Secara sadar kita mesti memahami bahwa tak yang bermasalah dengan seorang anak yang baru lahir. Ia terlahir fitrah dan suci. Lingkungan sosial yang membuatnya jahat dan tidak sadar bahwa tindakan jahatnya pasti akan merugikan diri, keluarga dan masa depannya. Perilaku anak-anak remaja bergantung pada banyak faktor yang membentuknya : pola asuh, pemahaman yang diwarsikan oleh keluarga dan sosial, role model anak-anak, gaya hidup pertemanan, tuntutan lingkungan sosial, kecemasan dan norma-norma sosial yang menghilangkan anak-anak menemukan jati dirinya.

Karena itu, kekerasan klitih yang dilakukan para remaja di Yogyakarta sebenarnya merupakan fenomena yang kompleks.

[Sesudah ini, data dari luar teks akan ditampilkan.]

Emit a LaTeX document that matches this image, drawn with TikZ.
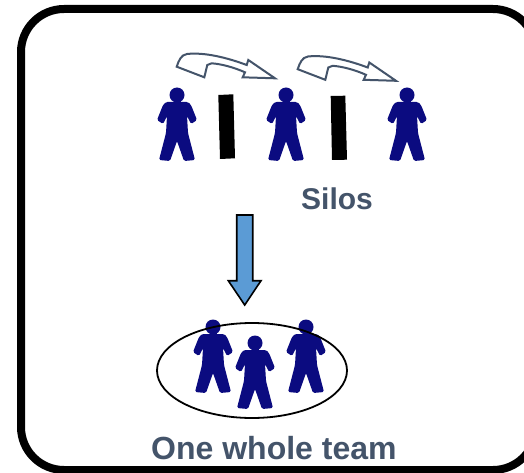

Solusi penyelesaiannya tidak bisa semata diserahkan kepada aparat keamanan kepolisian, tetapi harus semua pihak, utamanya sekolah dan keluarga yang harus membenahi persoalan-persoalan yang mendorong remaja atau pelajar sehingga menjadi pribadi yang sangat agresif dan gemar akan kekerasan.

Sistem pendidikan sekolah harus berbenah sehingga tidak terlampau membebani dan membuat anak menjadi frustasi. Lingkungan keluarga juga harus menata ulang agar rumah menjadi tempat yang nyaman dan interaksi antar sesama keluarga mesti dijalin saling mengasihi antara satu dengan lainnya. Keluarga harus menghindari pendidikan dengan cara-cara dominasi dan kekerasan : verbal dan atau non verbal. Lingkungan sosial  dan pertemanan anak pun juga harus dievaluasi  legi, agar lingkungan sosial dan pertemanan berjalan produktif dan berguna untuk kebaikan masa depan anak-anak.